Libyan security authorities are reported to be most interested in the dialogue as a means of averting further acts of militancy within Libya. The participation of Libyans such as Abu Yahya al-Libi (Muhammad Hassan Qayid) in the anti-Coalition jihad in Afghanistan was not raised in the talks (for Abu Yahya, see Terrorism Focus, July 31, 2007; August 14, 2007; July 1, 2008). The jailed LIFG leaders gave Bin Uthman a message to pass along to those Libyans still active in al-Qaeda. Though the LIFG once had hundreds of active members, it is now largely non-operational.

FATAL AMBUSH OF UN PEACEKEEPERS IN DARFUR RAISES QUESTIONS ON FUTURE OF UNAMID

The July 8 ambush of a United Nations-African Union Mission in Darfur (UNAMID) patrol came amid growing tensions in Sudan generated by the International Criminal Court’s indictment of Sudanese President Omar al-Bashir for war crimes, military maneuvers around Khartoum and declarations from Darfur’s strongest rebel movement that it intends to repeat its long-distance May assault on the national capital.

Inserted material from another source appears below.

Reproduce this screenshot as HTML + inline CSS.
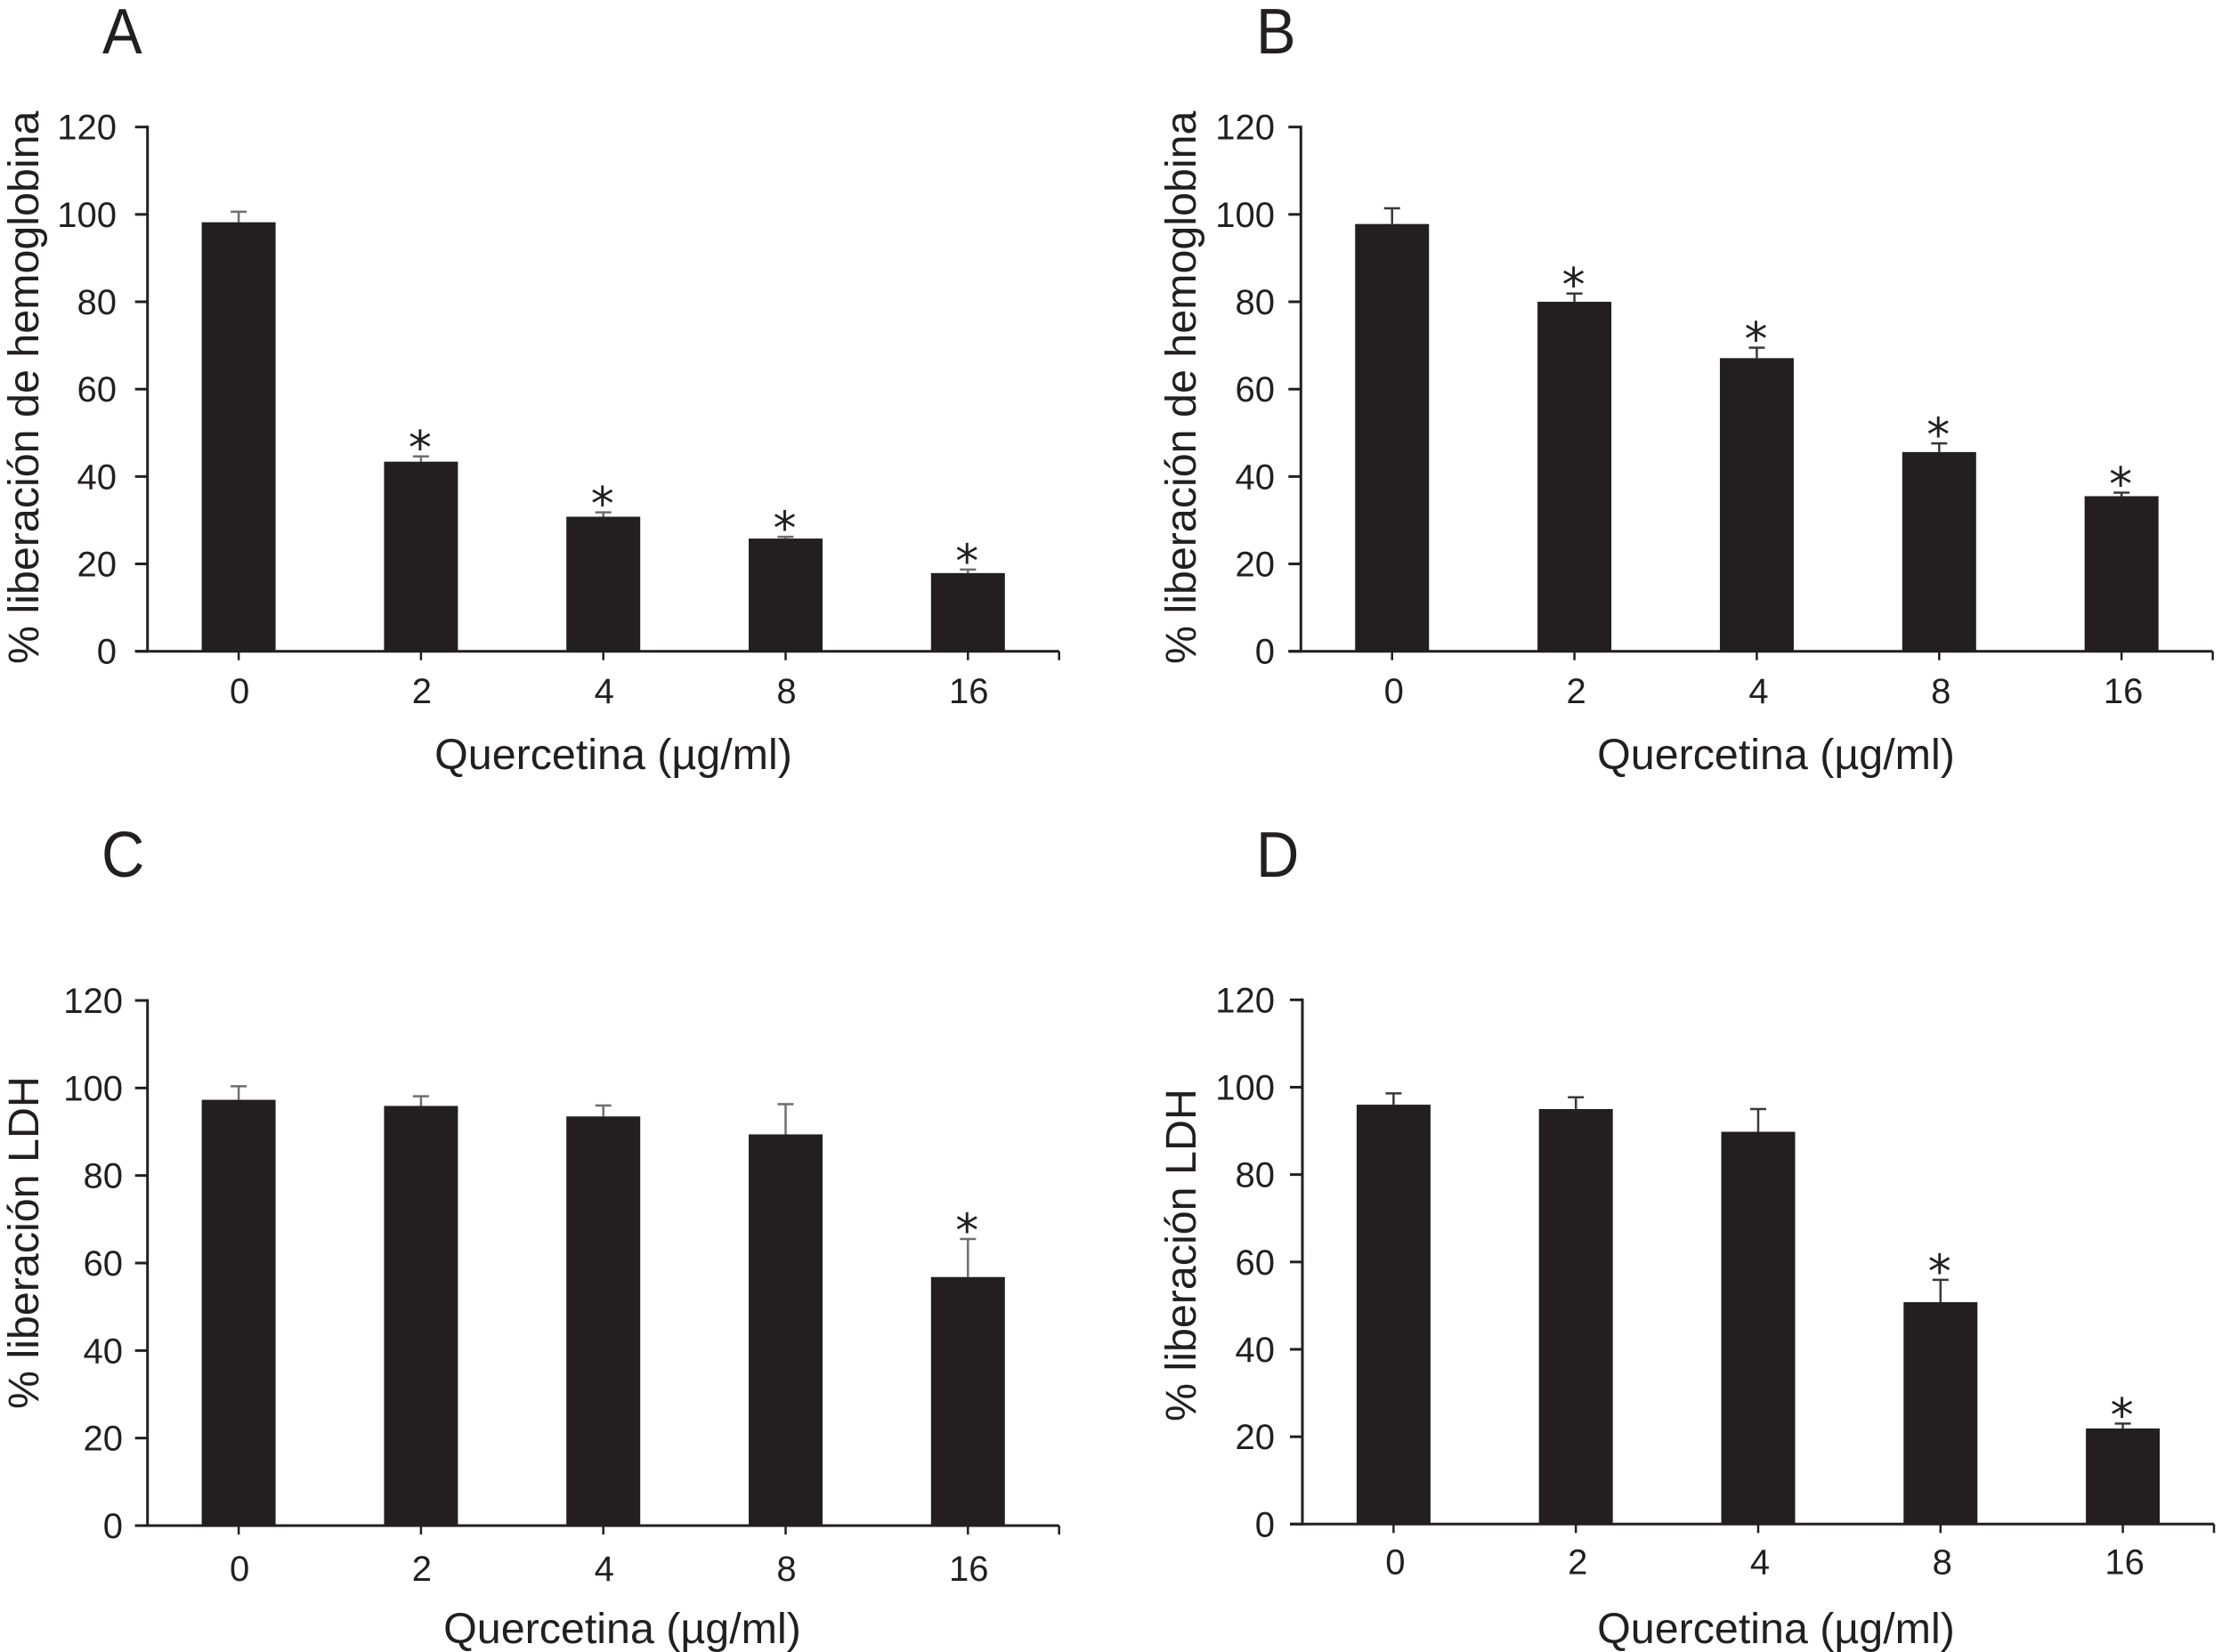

The deadly ambush occurred near the village of Umm Hakibah, roughly 100 km (60 miles) southeast of Darfur’s provincial capital of al-Fasher. The dead included five soldiers from Rwanda (probably the most effective detachment now in UNAMID) and two policemen, one from Ghana, the other from Uganda (Sudan Tribune, July 13; New Vision [Kampala], July 13). A further 19 were wounded and three UNAMID armored cars destroyed during a two-hour gun battle. The identity of the attackers has not been confirmed, but the accounts of survivors describing men on horseback wearing Sudanese Army-style fatigues suggested the attack was the work of the Janjaweed, a largely Arab militia sponsored by Khartoum. A later UNAMID statement claimed the attackers were carried on 40 vehicles (presumably pick-up trucks) equipped with heavy machine guns, anti-aircraft weapons and recoilless rifles (Sudan Tribune, July 11). Jean-Marie Guehenno, the UN’s head of peacekeeping operations, described the ambush as a “well-prepared” operation in a government-controlled area that used weapons and equipment not usually employed by rebel groups (AFP, July 11).

Darfur’s Justice and Equality Movement (JEM) and the Sudan Liberation Army – Unity (SLA-Unity) condemned the ambush in a statement (Reuters, July 11). The two rebel movements dominate the Darfur resistance through a military alliance. Elements from both forces were believed to be behind the massacre of 10 African Union peacekeepers at Haskanita last September. A Sudanese foreign ministry spokesman claimed that the Umm Hakibah attack was the work of SLA-Unity, but a statement on a website believed to be close to Sudanese intelligence services described the attackers as “an armed group loyal to the Justice and Equality Movement” (Sudanese Media Center, July 10), a claim quickly denied as “government propaganda” by a JEM spokesman (Sudan Tribune, July 10).

UNAMID differs little in size, composition or capability from the 9,000-man African Union force it replaced at the beginning of the year. Only a few hundred of the projected 17,000 additional troops that were to form UNAMID have actually arrived. African Union troops have repainted their helmets in UN blue, but still lack basic transportation equipment as well as vitally needed helicopters (for the problems with UNAMID, see Terrorism Monitor, November 8, 2007). Australia suspended its UNAMID deployment of a small force of military specialists in the wake of the Umm Hakibah attack (Sydney Morning Herald, July 13). Political activists led by actress Mia Farrow are now calling for the deployment of controversial U.S. private security firm Blackwater Worldwide, notorious for their free use of weapons in Iraq, including a 2007 massacre of 17 civilians in Baghdad that led to an FBI investigation (Financial Times, June 19; BBC, October 8, 2007).